_Problem description:_ Using the listing below, extract each line that has the word "matplotlib" in it.

_Material for this task:_
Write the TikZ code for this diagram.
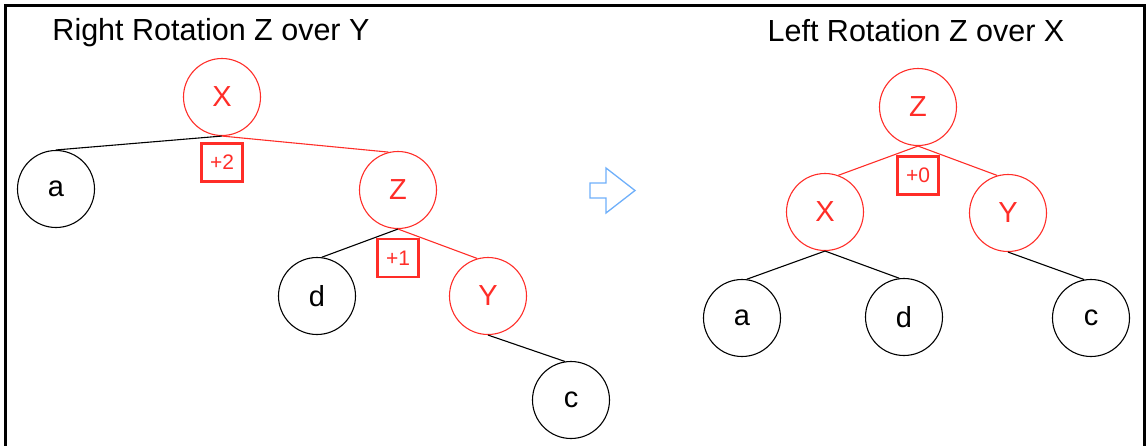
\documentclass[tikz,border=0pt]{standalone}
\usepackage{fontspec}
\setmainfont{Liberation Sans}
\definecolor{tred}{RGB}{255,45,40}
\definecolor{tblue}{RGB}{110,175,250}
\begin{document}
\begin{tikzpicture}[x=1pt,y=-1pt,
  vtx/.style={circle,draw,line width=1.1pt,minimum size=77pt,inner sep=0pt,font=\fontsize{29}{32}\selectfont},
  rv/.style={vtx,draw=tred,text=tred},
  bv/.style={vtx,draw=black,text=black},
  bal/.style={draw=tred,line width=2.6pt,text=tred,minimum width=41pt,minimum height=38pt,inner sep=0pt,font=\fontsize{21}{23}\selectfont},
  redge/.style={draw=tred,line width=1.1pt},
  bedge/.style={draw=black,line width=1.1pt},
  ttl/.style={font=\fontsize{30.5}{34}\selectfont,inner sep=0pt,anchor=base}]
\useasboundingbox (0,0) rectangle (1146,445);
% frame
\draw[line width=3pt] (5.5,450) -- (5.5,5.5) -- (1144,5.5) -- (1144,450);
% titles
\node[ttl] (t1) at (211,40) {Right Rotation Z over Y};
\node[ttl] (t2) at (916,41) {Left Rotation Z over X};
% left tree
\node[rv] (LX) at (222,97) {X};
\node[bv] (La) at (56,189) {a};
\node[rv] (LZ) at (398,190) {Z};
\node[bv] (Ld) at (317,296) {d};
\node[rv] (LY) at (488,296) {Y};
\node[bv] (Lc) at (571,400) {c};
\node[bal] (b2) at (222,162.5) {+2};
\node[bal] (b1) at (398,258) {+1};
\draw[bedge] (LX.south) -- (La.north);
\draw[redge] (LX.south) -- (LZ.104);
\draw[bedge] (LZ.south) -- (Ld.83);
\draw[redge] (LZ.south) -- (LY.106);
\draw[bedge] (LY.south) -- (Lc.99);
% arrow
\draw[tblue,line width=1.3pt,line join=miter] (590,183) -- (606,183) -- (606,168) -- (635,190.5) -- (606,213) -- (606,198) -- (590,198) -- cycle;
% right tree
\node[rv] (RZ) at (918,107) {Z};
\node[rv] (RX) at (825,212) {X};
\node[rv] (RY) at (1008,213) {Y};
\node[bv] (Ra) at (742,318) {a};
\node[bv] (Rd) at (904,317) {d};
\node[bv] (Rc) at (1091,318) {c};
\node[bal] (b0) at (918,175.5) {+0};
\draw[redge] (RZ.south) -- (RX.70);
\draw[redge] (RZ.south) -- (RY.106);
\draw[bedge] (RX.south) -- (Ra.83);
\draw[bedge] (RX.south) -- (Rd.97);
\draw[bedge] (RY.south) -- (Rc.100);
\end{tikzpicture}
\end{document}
* * *
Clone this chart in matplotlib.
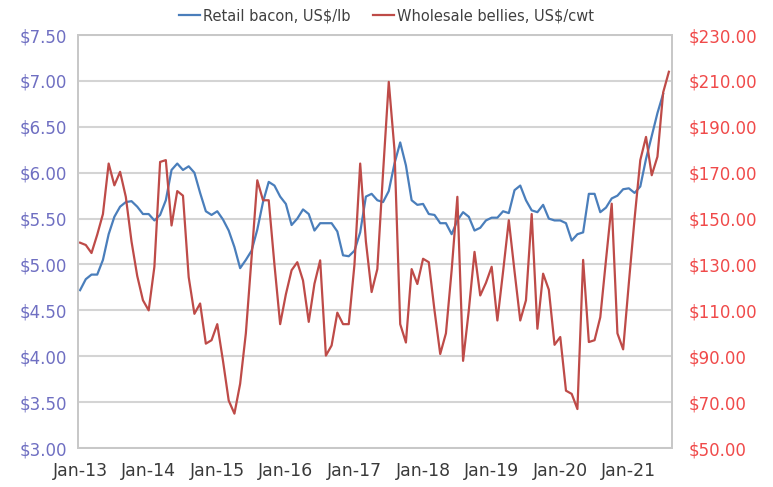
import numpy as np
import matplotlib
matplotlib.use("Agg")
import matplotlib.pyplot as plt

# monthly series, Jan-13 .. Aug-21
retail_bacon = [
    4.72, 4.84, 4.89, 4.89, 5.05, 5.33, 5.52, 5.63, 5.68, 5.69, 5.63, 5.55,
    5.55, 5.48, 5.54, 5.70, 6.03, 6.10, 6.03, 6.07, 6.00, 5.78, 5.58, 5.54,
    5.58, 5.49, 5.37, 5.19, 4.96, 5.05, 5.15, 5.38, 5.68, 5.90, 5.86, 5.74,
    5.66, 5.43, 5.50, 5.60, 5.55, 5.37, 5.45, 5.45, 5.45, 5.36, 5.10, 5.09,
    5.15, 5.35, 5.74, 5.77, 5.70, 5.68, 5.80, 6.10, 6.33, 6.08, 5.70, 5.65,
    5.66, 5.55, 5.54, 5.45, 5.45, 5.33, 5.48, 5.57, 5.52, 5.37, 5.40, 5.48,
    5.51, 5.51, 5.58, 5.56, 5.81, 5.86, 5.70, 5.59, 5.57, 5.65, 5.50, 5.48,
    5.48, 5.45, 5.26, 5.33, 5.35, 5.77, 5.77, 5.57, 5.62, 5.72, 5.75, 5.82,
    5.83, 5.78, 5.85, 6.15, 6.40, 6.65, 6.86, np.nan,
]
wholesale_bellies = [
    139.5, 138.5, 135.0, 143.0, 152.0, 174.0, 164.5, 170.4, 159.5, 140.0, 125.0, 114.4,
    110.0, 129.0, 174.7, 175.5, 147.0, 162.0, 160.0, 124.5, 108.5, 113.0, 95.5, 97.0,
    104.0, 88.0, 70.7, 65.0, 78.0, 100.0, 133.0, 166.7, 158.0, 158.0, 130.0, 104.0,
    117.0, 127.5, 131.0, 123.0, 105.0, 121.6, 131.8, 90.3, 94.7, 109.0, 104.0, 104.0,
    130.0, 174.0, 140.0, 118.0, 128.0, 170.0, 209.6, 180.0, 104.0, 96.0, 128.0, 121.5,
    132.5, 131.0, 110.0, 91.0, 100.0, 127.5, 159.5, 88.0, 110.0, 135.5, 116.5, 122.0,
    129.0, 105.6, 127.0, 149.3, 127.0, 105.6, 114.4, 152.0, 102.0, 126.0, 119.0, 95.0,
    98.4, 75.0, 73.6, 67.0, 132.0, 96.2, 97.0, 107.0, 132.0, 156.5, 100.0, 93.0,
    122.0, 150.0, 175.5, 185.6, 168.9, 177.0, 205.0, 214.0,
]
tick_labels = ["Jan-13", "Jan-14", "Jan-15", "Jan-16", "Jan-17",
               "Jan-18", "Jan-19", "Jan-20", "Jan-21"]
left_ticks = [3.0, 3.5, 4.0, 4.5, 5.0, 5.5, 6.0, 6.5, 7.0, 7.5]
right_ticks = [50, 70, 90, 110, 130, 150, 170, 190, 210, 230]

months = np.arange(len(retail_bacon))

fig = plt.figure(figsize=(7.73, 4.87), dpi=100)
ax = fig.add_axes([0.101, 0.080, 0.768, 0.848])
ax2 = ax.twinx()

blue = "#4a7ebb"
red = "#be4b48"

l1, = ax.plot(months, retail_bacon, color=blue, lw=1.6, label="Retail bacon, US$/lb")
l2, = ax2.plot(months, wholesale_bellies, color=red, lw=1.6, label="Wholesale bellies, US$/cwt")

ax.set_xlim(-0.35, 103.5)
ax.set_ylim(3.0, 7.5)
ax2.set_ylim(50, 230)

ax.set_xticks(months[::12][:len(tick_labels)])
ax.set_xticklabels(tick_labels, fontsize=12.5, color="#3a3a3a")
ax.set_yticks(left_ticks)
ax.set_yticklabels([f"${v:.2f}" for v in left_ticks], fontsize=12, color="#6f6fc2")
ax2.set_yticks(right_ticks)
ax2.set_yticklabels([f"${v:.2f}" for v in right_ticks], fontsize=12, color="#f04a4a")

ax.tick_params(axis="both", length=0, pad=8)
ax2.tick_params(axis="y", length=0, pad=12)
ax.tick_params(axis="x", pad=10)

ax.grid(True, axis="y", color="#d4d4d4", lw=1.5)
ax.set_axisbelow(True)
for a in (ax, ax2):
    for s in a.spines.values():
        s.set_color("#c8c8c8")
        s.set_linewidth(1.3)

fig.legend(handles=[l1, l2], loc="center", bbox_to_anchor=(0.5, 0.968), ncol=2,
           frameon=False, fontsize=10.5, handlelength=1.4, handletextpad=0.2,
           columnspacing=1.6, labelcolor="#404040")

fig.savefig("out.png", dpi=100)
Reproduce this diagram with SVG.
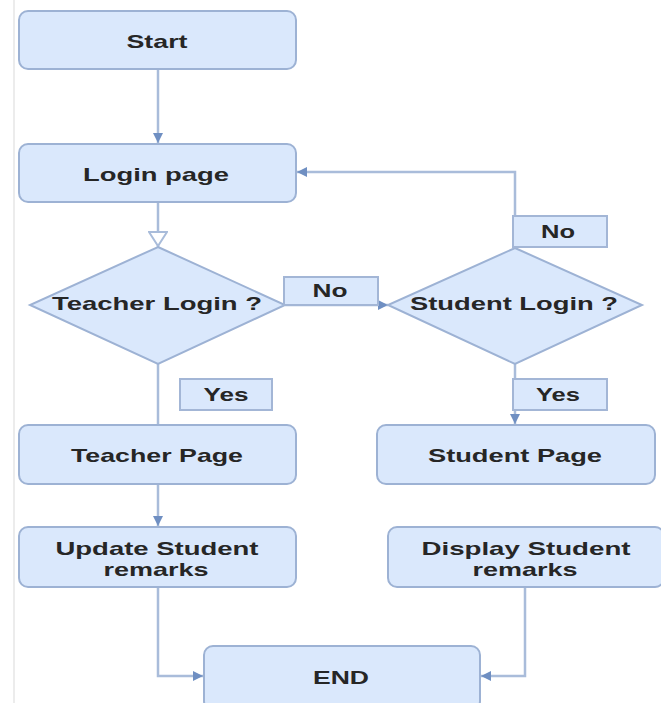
---
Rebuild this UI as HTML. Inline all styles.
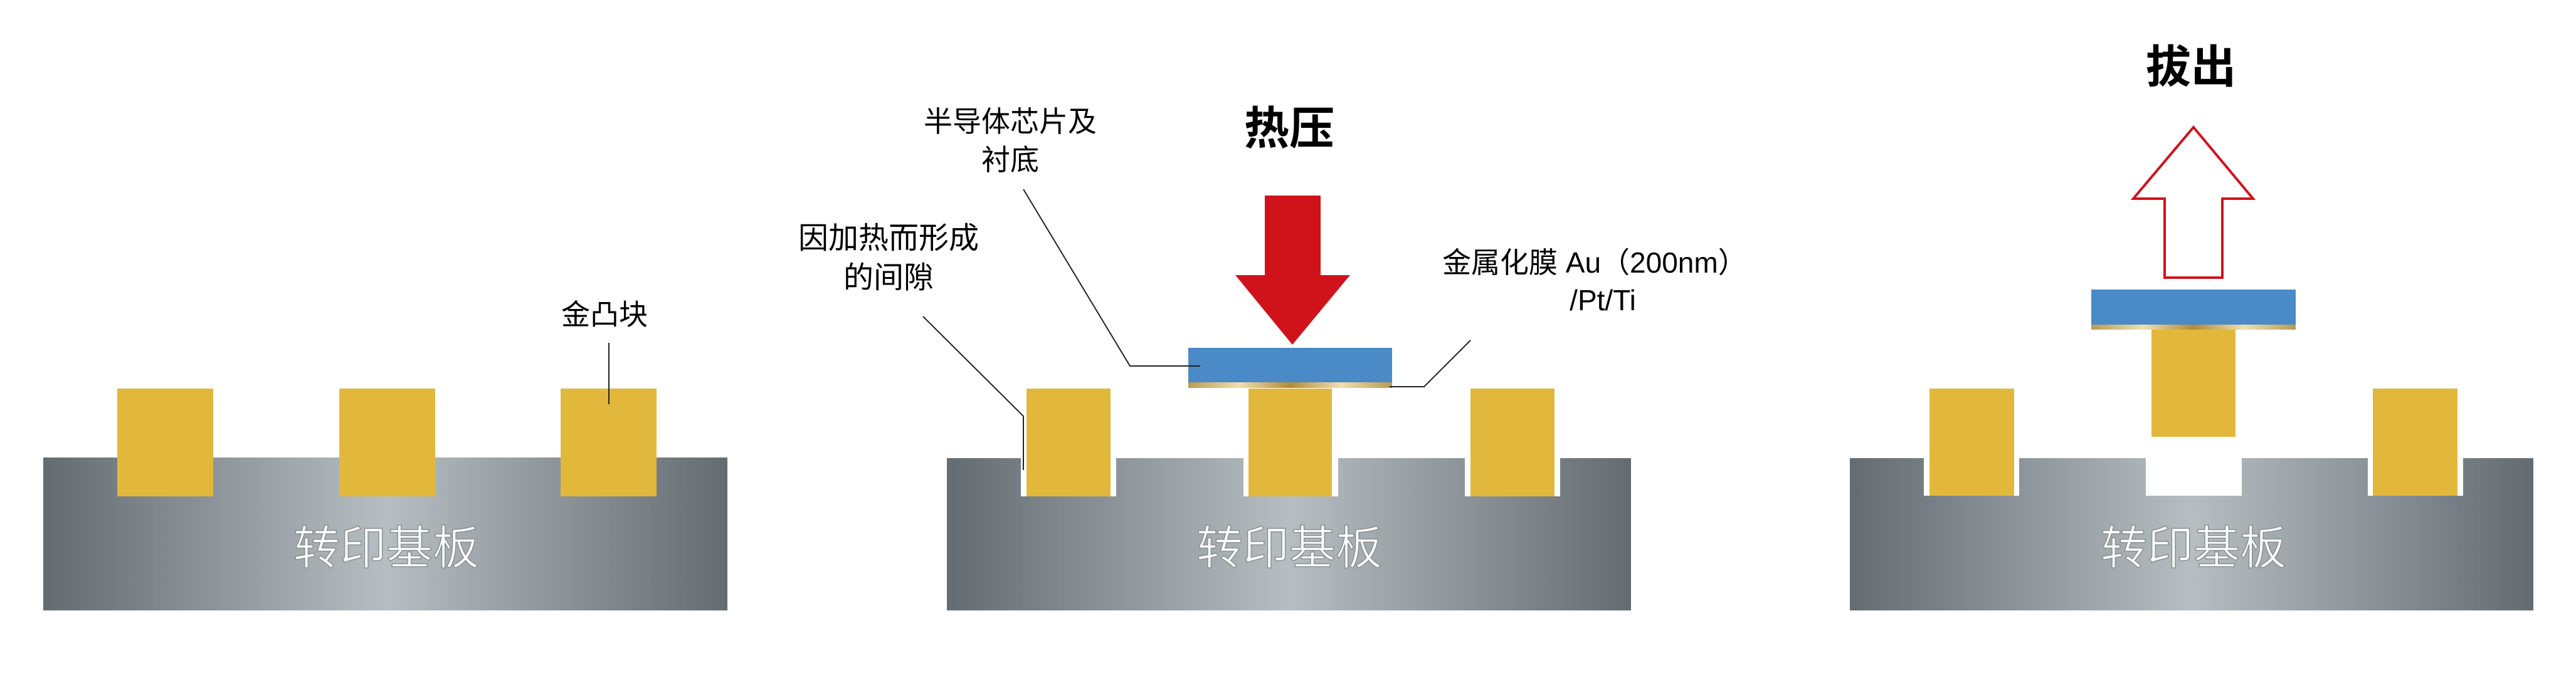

_Task response:_
Clone this chart in matplotlib.
import matplotlib
matplotlib.use("Agg")
import matplotlib.pyplot as plt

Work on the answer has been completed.